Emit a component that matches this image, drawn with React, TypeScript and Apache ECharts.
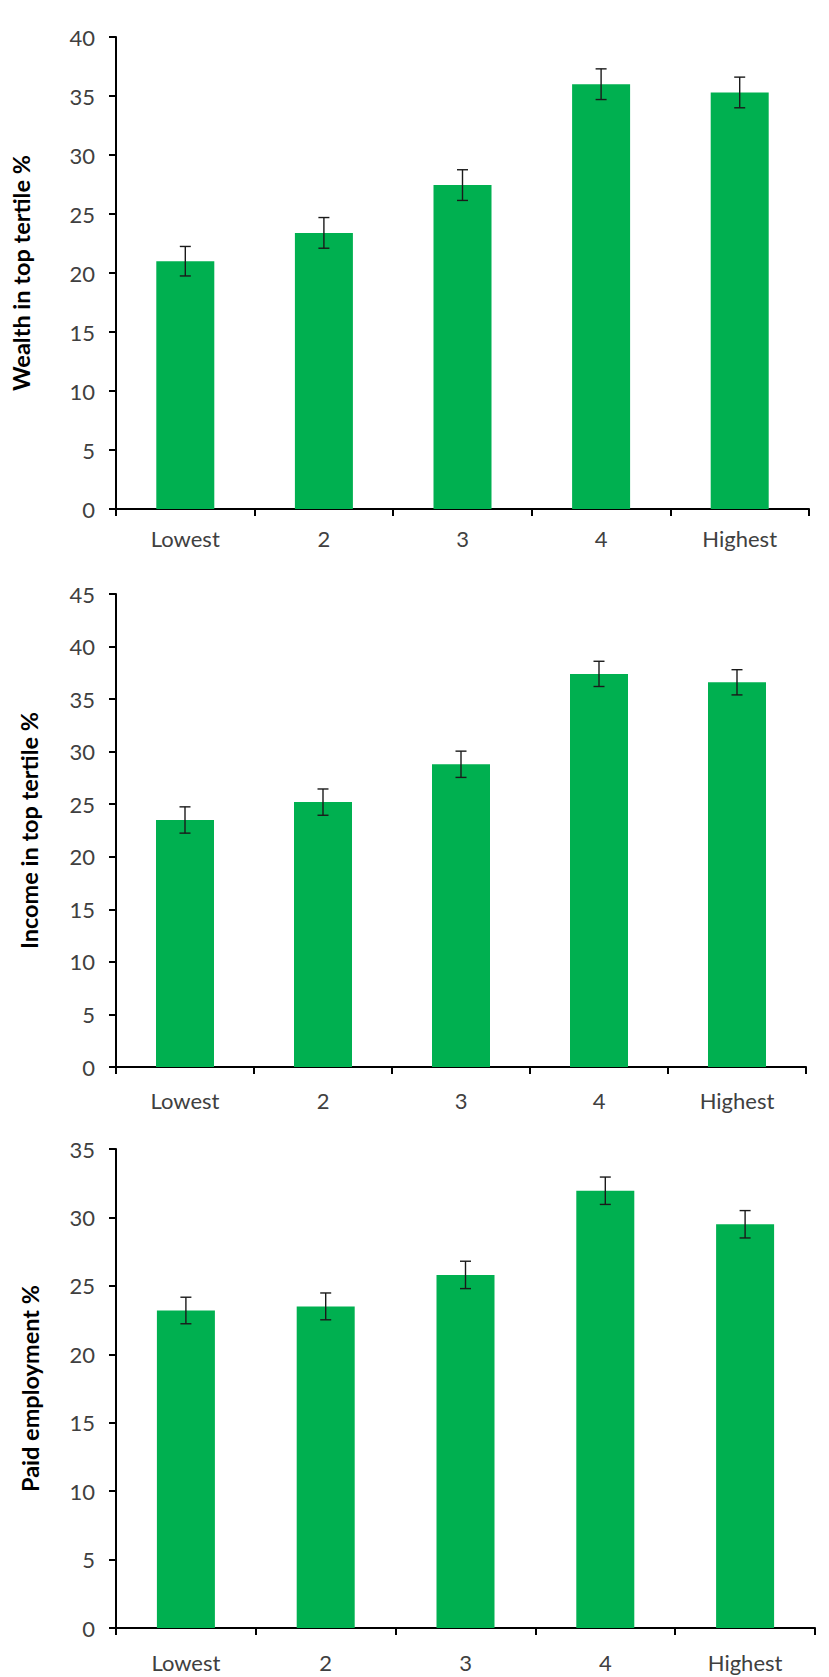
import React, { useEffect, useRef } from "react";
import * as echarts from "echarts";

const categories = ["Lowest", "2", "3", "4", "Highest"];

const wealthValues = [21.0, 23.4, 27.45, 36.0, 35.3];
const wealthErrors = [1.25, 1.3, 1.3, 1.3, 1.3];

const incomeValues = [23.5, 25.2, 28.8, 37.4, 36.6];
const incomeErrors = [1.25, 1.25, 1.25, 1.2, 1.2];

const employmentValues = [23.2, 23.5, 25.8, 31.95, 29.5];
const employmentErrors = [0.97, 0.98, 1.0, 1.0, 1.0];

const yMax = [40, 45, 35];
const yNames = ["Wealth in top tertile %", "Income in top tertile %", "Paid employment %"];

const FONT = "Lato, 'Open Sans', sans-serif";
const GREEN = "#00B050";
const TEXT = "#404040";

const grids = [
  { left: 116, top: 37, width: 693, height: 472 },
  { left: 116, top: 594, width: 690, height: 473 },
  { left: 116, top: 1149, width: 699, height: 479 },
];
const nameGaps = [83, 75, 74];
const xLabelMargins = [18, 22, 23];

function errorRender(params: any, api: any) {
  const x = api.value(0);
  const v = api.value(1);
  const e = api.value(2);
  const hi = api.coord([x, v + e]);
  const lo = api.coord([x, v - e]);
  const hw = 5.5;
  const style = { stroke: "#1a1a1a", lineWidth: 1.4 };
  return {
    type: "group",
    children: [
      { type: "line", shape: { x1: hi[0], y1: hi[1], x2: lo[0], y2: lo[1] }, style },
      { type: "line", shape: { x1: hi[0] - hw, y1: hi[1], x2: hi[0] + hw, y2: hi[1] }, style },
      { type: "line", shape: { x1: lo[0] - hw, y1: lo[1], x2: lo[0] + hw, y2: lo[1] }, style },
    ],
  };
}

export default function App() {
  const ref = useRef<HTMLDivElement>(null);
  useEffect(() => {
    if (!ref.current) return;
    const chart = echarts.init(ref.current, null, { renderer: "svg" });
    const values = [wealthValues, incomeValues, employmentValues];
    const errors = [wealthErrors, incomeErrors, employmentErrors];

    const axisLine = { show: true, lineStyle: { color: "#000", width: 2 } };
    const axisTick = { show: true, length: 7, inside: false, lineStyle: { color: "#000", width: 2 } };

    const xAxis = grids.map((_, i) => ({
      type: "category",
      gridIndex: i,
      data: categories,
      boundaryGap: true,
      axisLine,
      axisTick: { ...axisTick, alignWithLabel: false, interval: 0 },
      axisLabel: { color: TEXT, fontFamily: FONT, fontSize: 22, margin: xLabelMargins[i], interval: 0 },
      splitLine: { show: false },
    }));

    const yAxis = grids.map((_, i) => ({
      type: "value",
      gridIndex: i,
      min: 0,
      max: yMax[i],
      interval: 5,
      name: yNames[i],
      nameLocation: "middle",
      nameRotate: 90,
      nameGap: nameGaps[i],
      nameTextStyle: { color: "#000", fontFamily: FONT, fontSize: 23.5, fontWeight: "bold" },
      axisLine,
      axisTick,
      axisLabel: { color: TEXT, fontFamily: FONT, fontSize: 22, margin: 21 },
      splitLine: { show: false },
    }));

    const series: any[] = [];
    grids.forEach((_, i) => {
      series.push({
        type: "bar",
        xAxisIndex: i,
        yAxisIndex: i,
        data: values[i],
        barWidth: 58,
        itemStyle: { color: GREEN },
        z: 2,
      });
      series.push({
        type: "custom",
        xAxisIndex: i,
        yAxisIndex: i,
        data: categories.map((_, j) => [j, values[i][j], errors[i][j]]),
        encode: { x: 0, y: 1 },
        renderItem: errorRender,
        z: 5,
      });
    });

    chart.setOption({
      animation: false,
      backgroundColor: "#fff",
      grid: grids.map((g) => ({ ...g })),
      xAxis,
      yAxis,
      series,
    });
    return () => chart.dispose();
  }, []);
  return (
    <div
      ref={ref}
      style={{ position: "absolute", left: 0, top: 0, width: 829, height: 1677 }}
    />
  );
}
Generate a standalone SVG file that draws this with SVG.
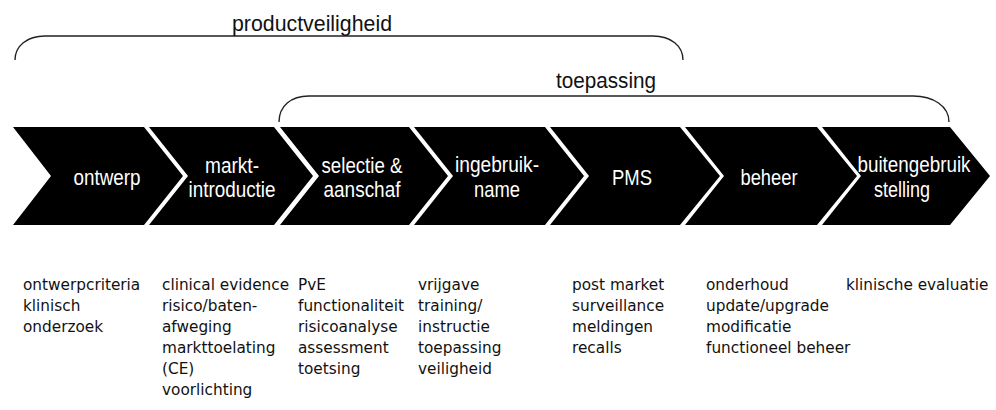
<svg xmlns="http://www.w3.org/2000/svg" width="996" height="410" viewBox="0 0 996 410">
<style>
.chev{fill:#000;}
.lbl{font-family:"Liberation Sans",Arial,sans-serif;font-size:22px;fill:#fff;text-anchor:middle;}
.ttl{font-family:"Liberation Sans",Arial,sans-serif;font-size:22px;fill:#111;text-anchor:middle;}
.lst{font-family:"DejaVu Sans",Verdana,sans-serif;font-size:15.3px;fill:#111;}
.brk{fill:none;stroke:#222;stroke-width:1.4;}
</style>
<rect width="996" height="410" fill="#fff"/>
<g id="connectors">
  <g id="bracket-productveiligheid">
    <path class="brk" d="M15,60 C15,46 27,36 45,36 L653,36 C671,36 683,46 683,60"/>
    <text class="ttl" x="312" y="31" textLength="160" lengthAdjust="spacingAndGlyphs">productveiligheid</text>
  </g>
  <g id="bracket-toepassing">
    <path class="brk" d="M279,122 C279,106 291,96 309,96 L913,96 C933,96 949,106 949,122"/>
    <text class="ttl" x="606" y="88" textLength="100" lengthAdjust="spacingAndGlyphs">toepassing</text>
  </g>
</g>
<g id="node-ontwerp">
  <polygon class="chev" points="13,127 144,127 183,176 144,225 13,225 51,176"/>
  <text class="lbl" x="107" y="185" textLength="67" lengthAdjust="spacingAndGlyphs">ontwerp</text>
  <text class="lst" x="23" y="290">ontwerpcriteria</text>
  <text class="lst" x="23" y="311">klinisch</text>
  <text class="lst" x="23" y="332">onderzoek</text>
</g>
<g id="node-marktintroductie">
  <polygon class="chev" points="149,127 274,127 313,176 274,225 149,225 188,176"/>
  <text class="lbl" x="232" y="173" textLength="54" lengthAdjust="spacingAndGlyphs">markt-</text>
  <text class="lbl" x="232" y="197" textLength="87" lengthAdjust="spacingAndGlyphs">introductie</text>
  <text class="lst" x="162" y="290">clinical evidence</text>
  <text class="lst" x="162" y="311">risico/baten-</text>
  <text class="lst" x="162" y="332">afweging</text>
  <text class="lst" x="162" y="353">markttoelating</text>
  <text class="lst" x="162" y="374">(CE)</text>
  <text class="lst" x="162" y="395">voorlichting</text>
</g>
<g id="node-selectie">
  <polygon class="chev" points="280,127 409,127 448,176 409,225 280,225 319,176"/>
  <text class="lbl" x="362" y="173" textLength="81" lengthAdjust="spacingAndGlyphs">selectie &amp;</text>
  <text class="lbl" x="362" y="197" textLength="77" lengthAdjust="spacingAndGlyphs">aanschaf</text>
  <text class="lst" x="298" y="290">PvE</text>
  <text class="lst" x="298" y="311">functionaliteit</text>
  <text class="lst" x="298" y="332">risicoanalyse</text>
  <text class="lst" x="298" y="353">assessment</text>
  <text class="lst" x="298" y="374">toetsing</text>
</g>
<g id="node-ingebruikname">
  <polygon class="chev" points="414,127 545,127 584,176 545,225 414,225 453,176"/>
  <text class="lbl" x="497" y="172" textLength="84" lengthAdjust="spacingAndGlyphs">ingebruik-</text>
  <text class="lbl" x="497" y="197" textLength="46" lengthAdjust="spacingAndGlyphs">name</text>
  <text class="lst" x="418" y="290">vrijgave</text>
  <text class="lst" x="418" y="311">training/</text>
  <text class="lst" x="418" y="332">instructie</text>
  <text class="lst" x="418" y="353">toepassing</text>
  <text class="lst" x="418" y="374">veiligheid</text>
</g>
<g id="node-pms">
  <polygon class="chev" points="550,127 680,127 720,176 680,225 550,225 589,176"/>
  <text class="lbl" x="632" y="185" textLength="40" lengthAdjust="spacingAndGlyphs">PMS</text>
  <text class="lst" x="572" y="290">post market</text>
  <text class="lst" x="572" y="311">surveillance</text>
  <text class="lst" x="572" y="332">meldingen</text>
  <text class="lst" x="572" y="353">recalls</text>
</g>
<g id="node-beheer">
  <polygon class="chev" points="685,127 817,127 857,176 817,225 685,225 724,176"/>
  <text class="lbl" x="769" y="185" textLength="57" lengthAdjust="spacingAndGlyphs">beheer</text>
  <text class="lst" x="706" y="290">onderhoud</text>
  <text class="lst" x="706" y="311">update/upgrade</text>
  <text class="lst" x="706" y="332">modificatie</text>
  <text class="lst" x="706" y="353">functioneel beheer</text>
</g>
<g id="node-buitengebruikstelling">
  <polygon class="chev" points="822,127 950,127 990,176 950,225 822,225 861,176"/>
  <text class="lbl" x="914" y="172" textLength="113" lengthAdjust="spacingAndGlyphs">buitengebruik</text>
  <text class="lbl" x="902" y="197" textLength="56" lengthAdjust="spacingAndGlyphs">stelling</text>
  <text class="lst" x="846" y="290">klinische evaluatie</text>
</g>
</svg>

-*-*-

| What you have to do |
Locate all lines in the listing above with the word "that" and copy them.

| Response to this exercise |
Emit a component that matches this image, drawn with React, TypeScript and Apache ECharts.
Generate a standalone SVG file that draws this with SVG.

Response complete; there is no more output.